Sorry, that doesn’t make much sense. They stalled while in the turn, somehow managed to complete the turn and fly straight on final, but stayed in the stall and did not recover for 700-800 feet down and a mile forward?
I don’t know where the idea of the base to final stall crept into the conversation (maybe based on incomplete flightaware data?), but the more complete ADS-B data doesn’t support that, nor does the NTSB saying the wreckage was located in the trees to the
left of the runway.
Here’s a pic that might help illustrate, the data pulled straight from ADS-B Exchange. Note there are
two finals. The signal is lost for both right about 100’ and the threshold (which is typical LOS blockage for the receivers that forward the data), so it doesn’t illustrate the events over or along the runway for either approach (this we can’t see the actual path of the crash). Both approaches were fairly steep, but pretty straight.
View attachment 133986
I added a blue arrow representing the general reported wind direction and an orange circle representing the trees adjacent to the left side of the runway into which the NTSB said the airplane crashed.

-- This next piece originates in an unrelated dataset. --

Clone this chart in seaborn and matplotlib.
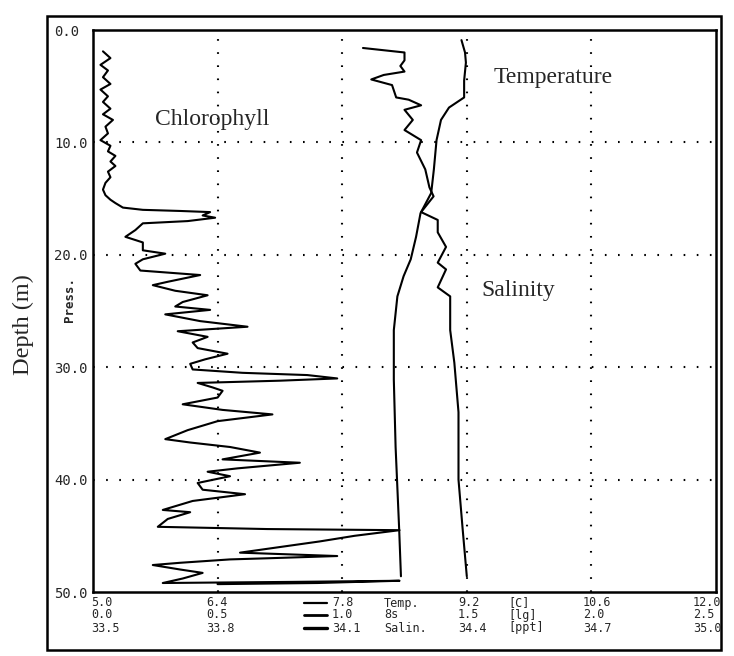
import matplotlib
matplotlib.use("Agg")
import matplotlib.pyplot as plt
import seaborn as sns
import pandas as pd
from matplotlib.lines import Line2D
from matplotlib.patches import Rectangle

# ---------------- data (read from the scanned profile) ----------------
chl_depth = [1.9, 2.5, 3.1, 3.6, 4.2, 4.8, 5.3, 5.9, 6.4, 7.0, 7.5, 8.0, 8.6, 9.2, 9.8,
             10.3, 10.8, 11.2, 11.7, 12.1, 12.6, 13.1, 13.6, 14.2, 14.7, 15.1, 15.4, 15.8,
             16.0, 16.1, 16.2, 16.5, 16.7, 17.0, 17.2, 17.8, 18.4, 18.9, 19.6, 19.9, 20.4,
             20.8, 21.4, 21.8, 22.4, 22.7, 23.2, 23.6, 24.2, 24.6, 24.9, 25.3, 25.9, 26.4,
             26.8, 27.3, 27.8, 28.3, 28.8, 29.3, 29.7, 30.2, 30.5, 30.7, 31.0, 31.2, 31.4,
             31.8, 32.1, 32.7, 33.3, 33.8, 34.2, 34.8, 35.6, 36.4, 36.7, 37.1, 37.6, 38.2,
             38.5, 39.0, 39.3, 39.7, 40.3, 40.9, 41.3, 41.9, 42.7, 42.9, 43.5, 44.2, 44.4,
             44.5, 45.0, 45.5, 46.0, 46.5, 46.8, 47.0, 47.1, 47.4, 47.6, 48.0, 48.3, 48.8,
             49.2, 49.1, 49.0, 49.2, 49.3]
chl_value = [0.04, 0.07, 0.03, 0.06, 0.04, 0.07, 0.03, 0.06, 0.04, 0.07, 0.04, 0.08, 0.05, 0.06, 0.03,
             0.07, 0.06, 0.09, 0.07, 0.09, 0.06, 0.07, 0.05, 0.04, 0.05, 0.07, 0.09, 0.12,
             0.20, 0.35, 0.47, 0.44, 0.49, 0.38, 0.20, 0.17, 0.13, 0.20, 0.20, 0.29, 0.20,
             0.17, 0.19, 0.43, 0.30, 0.24, 0.33, 0.46, 0.36, 0.33, 0.47, 0.29, 0.43, 0.62,
             0.34, 0.46, 0.40, 0.42, 0.54, 0.45, 0.39, 0.40, 0.60, 0.86, 0.98, 0.75, 0.42,
             0.48, 0.52, 0.50, 0.36, 0.52, 0.72, 0.50, 0.38, 0.29, 0.39, 0.55, 0.67, 0.52,
             0.83, 0.58, 0.46, 0.55, 0.42, 0.44, 0.61, 0.40, 0.28, 0.39, 0.30, 0.26, 0.70,
             1.23, 1.05, 0.91, 0.75, 0.59, 0.98, 0.70, 0.55, 0.35, 0.24, 0.35, 0.44, 0.36,
             0.28, 0.80, 1.23, 0.90, 0.50]

temp_depth = [0.9, 2.0, 2.9, 4.5, 6.0, 6.9, 8.0, 9.8, 12.4, 14.5, 16.3, 18.4, 20.4, 21.9,
              23.7, 26.7, 31.1, 37.1, 44.4, 48.6]
temp_value = [9.14, 9.18, 9.19, 9.17, 9.17, 9.00, 8.91, 8.86, 8.83, 8.80, 8.68, 8.63, 8.57, 8.49,
              8.42, 8.38, 8.38, 8.40, 8.44, 8.46]

sal_depth = [1.6, 2.0, 2.7, 3.2, 3.7, 4.0, 4.4, 4.9, 6.0, 6.2, 6.7, 7.1, 8.0, 8.9, 9.8, 10.9,
             12.4, 14.0, 14.8, 16.2, 16.9, 18.0, 19.3, 20.7, 21.3, 22.9, 23.7, 25.2, 26.7,
             29.6, 34.0, 40.0, 44.4, 48.6]
sal_value = [34.15, 34.25, 34.25, 34.24, 34.25, 34.20, 34.17, 34.22, 34.23, 34.26, 34.29, 34.25,
             34.27, 34.25, 34.29, 34.28, 34.30, 34.31, 34.32, 34.29, 34.33, 34.33, 34.35, 34.33,
             34.35, 34.33, 34.36, 34.36, 34.36, 34.37, 34.38, 34.38, 34.39, 34.40]

depth_ticks = [0, 10, 20, 30, 40, 50]
depth_labels = ["0.0", "10.0", "20.0", "30.0", "40.0", "50.0"]
temp_ticks = [5.0, 6.4, 7.8, 9.2, 10.6, 12.0]
row_temp = ["5.0", "6.4", "7.8", "9.2", "10.6", "12.0"]
row_chl = ["0.0", "0.5", "1.0", "1.5", "2.0", "2.5"]
row_sal = ["33.5", "33.8", "34.1", "34.4", "34.7", "35.0"]
row_names = ["Temp.", "8s", "Salin."]
row_units = ["[C]", "[lg]", "[ppt]"]

chl_df = pd.DataFrame({"depth": chl_depth, "chl": chl_value})
temp_df = pd.DataFrame({"depth": temp_depth, "temp": temp_value})
sal_df = pd.DataFrame({"depth": sal_depth, "sal": sal_value})

# ---------------- figure ----------------
sns.set_style("white")
plt.rcParams["font.family"] = ["DejaVu Sans"]

W, H = 734, 656
fig = plt.figure(figsize=(W / 100, H / 100), dpi=100)

def fx(px):
    return px / W

def fy(py):
    return 1 - py / H

L, R, T, B = 93, 716, 30, 592
ax = fig.add_axes([fx(L), fy(B), fx(R) - fx(L), fy(T) - fy(B)])
ax_chl = ax.twiny()
ax_sal = ax.twiny()

lw = 1.5
sns.lineplot(data=temp_df, x="temp", y="depth", sort=False, estimator=None,
             color="black", lw=lw, ax=ax)
sns.lineplot(data=chl_df, x="chl", y="depth", sort=False, estimator=None,
             color="black", lw=lw, ax=ax_chl)
sns.lineplot(data=sal_df, x="sal", y="depth", sort=False, estimator=None,
             color="black", lw=lw, ax=ax_sal)

ax.set_xlim(5.0, 12.0)
ax_chl.set_xlim(0.0, 2.5)
ax_sal.set_xlim(33.5, 35.0)
ax.set_ylim(50, 0)

for a in (ax_chl, ax_sal):
    a.set_xticks([])
    a.set_xlabel("")
    a.set_ylabel("")
    for s in a.spines.values():
        s.set_visible(False)

ax.set_xlabel("")
ax.set_ylabel("")
ax.set_xticks(temp_ticks)
ax.set_xticklabels([])
ax.tick_params(axis="x", length=0)
ax.set_yticks(depth_ticks)
ax.set_yticklabels(depth_labels, family="DejaVu Sans Mono", fontsize=10)
ax.tick_params(axis="y", direction="inout", length=6, width=1.2, pad=25)
for lbl in ax.get_yticklabels():
    lbl.set_horizontalalignment("left")

for s in ax.spines.values():
    s.set_visible(True)
    s.set_linewidth(1.8)
    s.set_color("black")

# dotted grid
grid_style = dict(color="black", lw=1.5, linestyle=(0, (0.8, 5.5)))
for t in temp_ticks[1:-1]:
    ax.axvline(t, **grid_style)
for d in depth_ticks[1:-1]:
    ax.axhline(d, **grid_style)

# curve annotations
serif = "Liberation Serif"
ax.text(0.191, 0.840, "Chlorophyll", transform=ax.transAxes, family=serif,
        fontsize=17, ha="center", va="center")
ax.text(0.738, 0.915, "Temperature", transform=ax.transAxes, family=serif,
        fontsize=17, ha="center", va="center")
ax.text(0.682, 0.537, "Salinity", transform=ax.transAxes, family=serif,
        fontsize=17, ha="center", va="center")

# axis titles
fig.text(fx(23), fy(325), "Depth (m)", rotation=90, family=serif, fontsize=17.5,
         ha="center", va="center")
fig.text(fx(69), fy(300), "Press.", rotation=90, family="DejaVu Sans Mono",
         fontsize=9, fontweight="bold", ha="center", va="center")

# bottom scale rows
mono = dict(family="DejaVu Sans Mono", fontsize=8.5, va="center", ha="left")
rows_y = [603, 615, 628]
col_x = [91, 206, 332, 458, 583, 693]
rows = [row_temp, row_chl, row_sal]
for r, (ypx, vals) in enumerate(zip(rows_y, rows)):
    for cx, v in zip(col_x, vals):
        fig.text(fx(cx), fy(ypx), v, **mono)
    fig.text(fx(384), fy(ypx), row_names[r], **mono)
    fig.text(fx(508), fy(ypx), row_units[r], **mono)
    fig.add_artist(Line2D([fx(304), fx(327)], [fy(ypx), fy(ypx)], color="black",
                          lw=1.6 + 0.4 * r, transform=fig.transFigure))

# outer frame
fig.add_artist(Rectangle((fx(47), fy(650)), fx(721) - fx(47), fy(16) - fy(650),
                         fill=False, lw=1.8, edgecolor="black",
                         transform=fig.transFigure))

fig.savefig("out.png", dpi=100, facecolor="white")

Note: the AWOS is located near the segmented circle on the west-southwest side of the runway, however a wind as reported from 170 true would be along the shown azimuth to the runway 21 threshold. There is a large clearing along that azimuth during short final, but the hill and the monument, then the stand of trees that begin complementary to that azimuth and the threshold could complicate an already gusty wind situation as you’re crossing the threshold.